Myriam Márquez, editorial page editor at The Miami Herald, offered a similar situation that required full disclosure by an Op-Ed columnist.
“I had a case of a school board member who also happens to be a campaign consultant, he wrote something about bringing casinos to South Florida. He was helping one of the casino companies and he had an idea to write something,” she recalled. “He took issue that I wanted to put on there that he was working for this casino company and a school board member.
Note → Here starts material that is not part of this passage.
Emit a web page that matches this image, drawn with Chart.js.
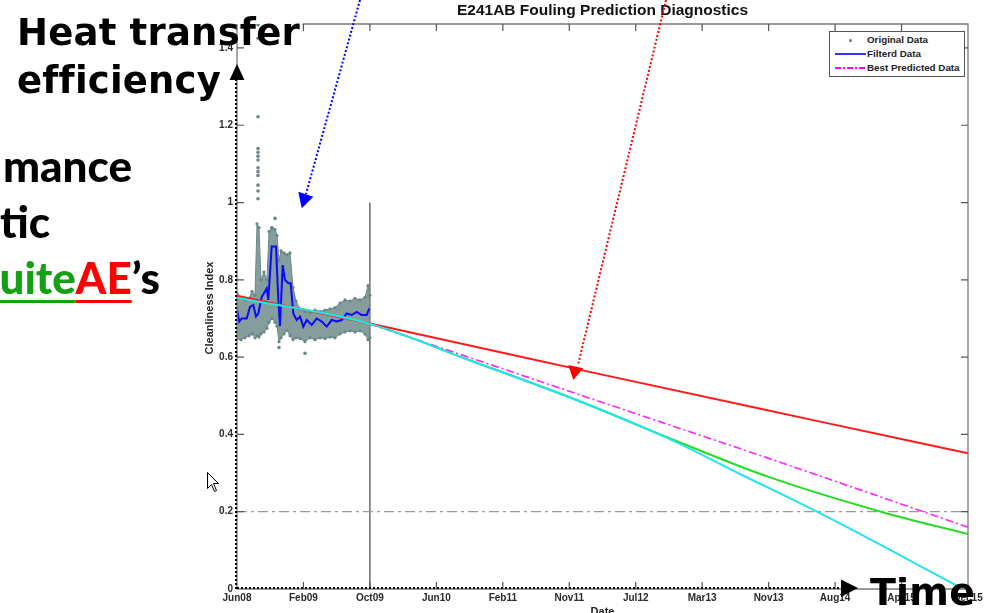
<!DOCTYPE html>
<html>
<head>
<meta charset="utf-8">
<script src="https://cdn.jsdelivr.net/npm/chart.js@4.4.1/dist/chart.umd.min.js"></script>
<style>
  html, body { margin: 0; padding: 0; background: #fff; overflow: hidden; }
  #wrap { position: relative; width: 988px; height: 613px; }
  #chart { position: absolute; left: 0; top: 0; }
  .slide { position: absolute; white-space: nowrap; line-height: 1; font-weight: bold; color: #000; }
  .big { font-family: 'DejaVu Sans'; font-size: 37px; letter-spacing: 0.2px; }
  .cal { font-family: Lato; font-size: 44px; font-weight: 900; }
  .ul { text-decoration: underline; text-decoration-thickness: 3px; text-underline-offset: 6px; }
  #legend { position: absolute; left: 829px; top: 31px; width: 134px; height: 44px; border: 1px solid #555;
            background: #fff; font: bold 9.8px 'Liberation Sans', Arial, sans-serif; color: #222; }
  #legend .row { position: absolute; left: 37px; }
  #legend .mk { position: absolute; }
</style>
</head>
<body>
<div id="wrap">
  <canvas id="chart" width="988" height="613"></canvas>

  <div id="legend">
    <div class="mk" style="left:19px;top:7px;width:3px;height:3px;border-radius:2px;background:#5f7f7f"></div>
    <div class="row" style="top:2px">Original Data</div>
    <div class="mk" style="left:5px;top:21px;width:31px;height:2px;background:#3333ff"></div>
    <div class="row" style="top:16px">Filterd Data</div>
    <div class="mk" style="left:5px;top:35px;width:31px;height:2px;background:repeating-linear-gradient(to right,#ff00ff 0 6px,transparent 6px 8px,#ff00ff 8px 10px,transparent 10px 12px)"></div>
    <div class="row" style="top:30px">Best Predicted Data</div>
  </div>

  <div class="slide big" style="left:17px;top:14px">Heat transfer</div>
  <div class="slide big" style="left:17px;top:62px">efficiency</div>
  <div class="slide cal" style="right:856px;top:143px">mance</div>
  <div class="slide cal" style="right:938px;top:199px">tic</div>
  <div class="slide cal" style="right:828px;top:255px"><span class="ul" style="color:#14a014">uite</span><span class="ul" style="color:#ff0000">AE</span>’s</div>
  <div class="slide big" style="left:870px;top:573px;font-size:38px">Time</div>
</div>

<script>
// x positions are in "tick steps": 0 = Jun08, 1 = Feb09, ... 11 = Dec15
const dateTicks = ['Jun08', 'Feb09', 'Oct09', 'Jun10', 'Feb11', 'Nov11', 'Jul12', 'Mar13', 'Nov13', 'Aug14', 'Apr15', 'Dec15'];
const yTicks = [0, 0.2, 0.4, 0.6, 0.8, 1, 1.2, 1.4];
const yTickLabels = ['0', '0.2', '0.4', '0.6', '0.8', '1', '1.2', '1.4'];

// original data: dense cloud, read as an upper/lower envelope
const bandT =    [0.000, 0.060, 0.120, 0.181, 0.226, 0.271, 0.301, 0.331, 0.361, 0.406, 0.451, 0.482, 0.527, 0.572, 0.602, 0.632, 0.662, 0.707, 0.752, 0.798, 0.843, 0.888, 0.948, 1.023, 1.099, 1.174, 1.249, 1.324, 1.400, 1.475, 1.550, 1.625, 1.701, 1.776, 1.851, 1.926, 1.971, 2.000];
const bandHigh = [0.765, 0.755, 0.748, 0.752, 0.770, 0.760, 0.945, 0.935, 0.800, 0.820, 0.800, 0.925, 0.935, 0.930, 0.915, 0.850, 0.875, 0.870, 0.865, 0.870, 0.780, 0.745, 0.725, 0.718, 0.715, 0.722, 0.718, 0.722, 0.725, 0.728, 0.740, 0.748, 0.745, 0.752, 0.748, 0.755, 0.785, 0.760];
const bandLow =  [0.648, 0.645, 0.650, 0.655, 0.660, 0.650, 0.655, 0.652, 0.660, 0.665, 0.675, 0.690, 0.700, 0.690, 0.680, 0.640, 0.650, 0.660, 0.670, 0.655, 0.645, 0.650, 0.648, 0.640, 0.650, 0.645, 0.650, 0.648, 0.652, 0.650, 0.660, 0.665, 0.668, 0.665, 0.668, 0.660, 0.645, 0.650];

// isolated original points
const outlierT = [0.316, 0.316, 0.316, 0.316, 0.316, 0.316, 0.316, 0.316, 0.316, 0.316, 0.316, 0.316, 0.316, 0.572, 0.522, 1.023, 0.632];
const outlierY = [1.460, 1.425, 1.222, 1.140, 1.130, 1.120, 1.110, 1.090, 1.080, 1.070, 1.045, 1.030, 1.010, 0.959, 0.934, 0.610, 0.625];

// filtered data
const filtT = [0, 0.035, 0.071, 0.146, 0.196, 0.245, 0.286, 0.321, 0.372, 0.421, 0.447, 0.471, 0.522, 0.587, 0.622, 0.647, 0.688, 0.722, 0.772, 0.808, 0.847, 0.898, 0.948, 0.998, 1.049, 1.124, 1.199, 1.275, 1.350, 1.425, 1.500, 1.576, 1.651, 1.726, 1.801, 1.877, 1.952, 1.991];
const filtY = [0.722, 0.692, 0.700, 0.700, 0.730, 0.735, 0.705, 0.713, 0.756, 0.770, 0.778, 0.748, 0.886, 0.886, 0.748, 0.680, 0.838, 0.800, 0.791, 0.791, 0.713, 0.696, 0.705, 0.679, 0.696, 0.683, 0.700, 0.692, 0.679, 0.696, 0.692, 0.696, 0.713, 0.709, 0.717, 0.709, 0.709, 0.726];

// prediction curves
const redT = [0, 2, 5.46, 8.67, 11];
const redY = [0.759, 0.687, 0.556, 0.437, 0.351];
const cyanT = [0, 2, 3.5, 5.11, 6.47, 7.6, 8.75, 10.93];
const cyanY = [0.754, 0.686, 0.592, 0.489, 0.391, 0.295, 0.198, 0.0];
const greenT = [0, 2, 3.5, 5.11, 6.47, 8.0, 9.73, 11];
const greenY = [0.754, 0.686, 0.592, 0.489, 0.393, 0.290, 0.198, 0.142];
const bestT = [2, 5.46, 8, 11];
const bestY = [0.686, 0.485, 0.338, 0.160];

const limitT = [0, 11];
const limitY = [0.2, 0.2];
const splitT = [2, 2];
const splitY = [0, 1];

const chartTitle = 'E241AB Fouling Prediction Diagnostics';

const pts = (xs, ys) => xs.map((x, i) => ({ x: x, y: ys[i] }));
const cloud = '#6a8787';

const framePlugin = {
  id: 'frame',
  afterDatasetsDraw(chart) {
    const { ctx, chartArea: a, scales: { x, y } } = chart;
    ctx.save();
    ctx.strokeStyle = '#7a7a7a';
    ctx.lineWidth = 1.3;
    ctx.beginPath();
    ctx.moveTo(x.getPixelForValue(1) - 1, a.top);
    ctx.lineTo(a.right, a.top);
    ctx.lineTo(a.right, a.bottom);
    ctx.lineTo(a.left, a.bottom);
    ctx.lineTo(a.left, a.top);
    ctx.stroke();
    ctx.strokeStyle = '#555';
    ctx.lineWidth = 1.2;
    ctx.beginPath();
    for (let i = 1; i < dateTicks.length - 1; i++) {
      const px = x.getPixelForValue(i);
      ctx.moveTo(px, a.bottom); ctx.lineTo(px, a.bottom - 7);
      ctx.moveTo(px, a.top); ctx.lineTo(px, a.top + 7);
    }
    for (let i = 1; i < yTicks.length; i++) {
      const py = y.getPixelForValue(yTicks[i]);
      ctx.moveTo(a.left, py); ctx.lineTo(a.left + 7, py);
      ctx.moveTo(a.right, py); ctx.lineTo(a.right - 7, py);
    }
    ctx.stroke();
    ctx.restore();
  },
  afterDraw(chart) {
    const { ctx, chartArea: a } = chart;
    ctx.save();
    // title and axis titles
    ctx.fillStyle = '#111';
    ctx.textAlign = 'center';
    ctx.textBaseline = 'middle';
    ctx.font = 'bold 15.5px "Liberation Sans", Arial';
    ctx.fillText(chartTitle, (a.left + a.right) / 2, 10.5);
    ctx.fillStyle = '#222';
    ctx.font = 'bold 11px "Liberation Sans", Arial';
    ctx.textBaseline = 'top';
    ctx.fillText('Date', (a.left + a.right) / 2, 606);
    ctx.translate(210, 308);
    ctx.rotate(-Math.PI / 2);
    ctx.textBaseline = 'middle';
    ctx.fillText('Cleanliness Index', 0, 0);
    ctx.restore();

    const dotted = (x1, y1, x2, y2, color) => {
      ctx.save();
      ctx.strokeStyle = color;
      ctx.lineWidth = 2;
      ctx.setLineDash([2, 2]);
      ctx.beginPath();
      ctx.moveTo(x1, y1); ctx.lineTo(x2, y2);
      ctx.stroke();
      ctx.restore();
    };
    const tri = (p, color) => {
      ctx.save();
      ctx.fillStyle = color;
      ctx.beginPath();
      ctx.moveTo(p[0], p[1]); ctx.lineTo(p[2], p[3]); ctx.lineTo(p[4], p[5]);
      ctx.closePath();
      ctx.fill();
      ctx.restore();
    };
    // slide annotations
    dotted(236, 589, 236, 80, '#000');
    tri([237, 64, 229.5, 80, 244.5, 80], '#000');
    dotted(237, 588, 842, 588, '#000');
    tri([858, 588, 841, 579.5, 841, 597], '#000');
    dotted(360, 0, 306, 194, '#0000ff');
    tri([298.3, 191.7, 313.3, 196.7, 301.7, 208.3], '#0000ff');
    dotted(666, 0, 578, 365, '#ff0000');
    tri([568.3, 365, 583.3, 368.3, 573.3, 380], '#ff0000');

    // mouse cursor
    ctx.save();
    ctx.fillStyle = '#fff';
    ctx.strokeStyle = '#000';
    ctx.lineWidth = 1;
    ctx.beginPath();
    ctx.moveTo(207.5, 472.5); ctx.lineTo(207.5, 488.5); ctx.lineTo(211.5, 484.5);
    ctx.lineTo(214.5, 491.5); ctx.lineTo(216.5, 490.5); ctx.lineTo(213.5, 483.5);
    ctx.lineTo(218.5, 483.5); ctx.closePath();
    ctx.fill(); ctx.stroke();
    ctx.restore();
  }
};

new Chart(document.getElementById('chart'), {
  type: 'line',
  data: {
    datasets: [
      { data: pts(cyanT, cyanY), borderColor: '#22e4f0', borderWidth: 2, pointRadius: 0, cubicInterpolationMode: 'monotone', order: 0 },
      { data: pts(redT, redY), borderColor: '#ff1a1a', borderWidth: 2, pointRadius: 0, cubicInterpolationMode: 'monotone', order: 1 },
      { data: pts(greenT, greenY), borderColor: '#22dd22', borderWidth: 2, pointRadius: 0, cubicInterpolationMode: 'monotone', order: 2 },
      { data: pts(bestT, bestY), borderColor: '#ff22ff', borderWidth: 1.6, borderDash: [8, 3, 2, 3], pointRadius: 0, cubicInterpolationMode: 'monotone', order: 3 },
      { data: pts(filtT, filtY), borderColor: '#0a0aff', borderWidth: 2, pointRadius: 0, tension: 0, order: 4 },
      { type: 'scatter', data: pts(outlierT, outlierY), backgroundColor: cloud, borderWidth: 0, pointRadius: 1.8, order: 5 },
      { data: pts(bandT, bandLow), borderColor: cloud, borderWidth: 1, pointRadius: 1.6, pointBackgroundColor: cloud, pointBorderWidth: 0, fill: false, order: 7 },
      { data: pts(bandT, bandHigh), borderColor: cloud, backgroundColor: 'rgba(106,135,135,0.82)', borderWidth: 1, pointRadius: 1.6, pointBackgroundColor: cloud, pointBorderWidth: 0, fill: '-1', order: 6 },
      { data: pts(limitT, limitY), borderColor: '#9a9a9a', borderWidth: 1.3, borderDash: [10, 4, 3, 4], pointRadius: 0, order: 8 },
      { data: pts(splitT, splitY), borderColor: '#222', borderWidth: 1, pointRadius: 0, order: 9 }
    ]
  },
  options: {
    responsive: false,
    animation: false,
    devicePixelRatio: 1,
    layout: { padding: { left: 0, right: 20, top: 24, bottom: 0 } },
    plugins: {
      legend: { display: false },
      tooltip: { enabled: false },
      title: { display: false }
    },
    scales: {
      x: {
        type: 'linear', min: 0, max: 11,
        afterBuildTicks: s => { s.ticks = dateTicks.map((_, i) => ({ value: i })); },
        afterFit: s => { s.height = 24; },
        grid: { display: false, drawTicks: false },
        border: { display: false },
        ticks: {
          callback: v => dateTicks[v],
          color: '#2a2a2a', padding: 3, maxRotation: 0, autoSkip: false,
          font: { family: '"Liberation Sans", Arial', size: 10, weight: 'bold' }
        }
      },
      y: {
        type: 'linear', min: 0, max: 1.462,
        afterBuildTicks: s => { s.ticks = yTicks.map(v => ({ value: v })); },
        afterFit: s => { s.width = 237; },
        grid: { display: false, drawTicks: false },
        border: { display: false },
        ticks: {
          callback: (v, i) => yTickLabels[i],
          color: '#2a2a2a', padding: 4,
          font: { family: '"Liberation Sans", Arial', size: 10, weight: 'bold' }
        }
      }
    }
  },
  plugins: [framePlugin]
});
</script>
</body>
</html>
We ran it with all of the qualifiers.”
But even as they call on the Journal to improve its disclosure of Rove's ties, some veteran editorial page editors say that its partisan slant is so great that its credibility has been fatally damaged.
For decades, “the Journal opinion pages have been openly committed to being an instrument of Republican Party advancement,” said the Times' Raines. “The same is true now of Fox, which also regularly presents Karl Rove as an expert without, as I recall, exhaustive labeling or explanation of his background. What I'm saying is that, regrettably, explicit identification may be less essential, as a practical matter of reader service, in news outlets that have already crossed over the line of partisanship. Where content is so propagandistic, the reader or viewer probably knows that not all the cards are showing.”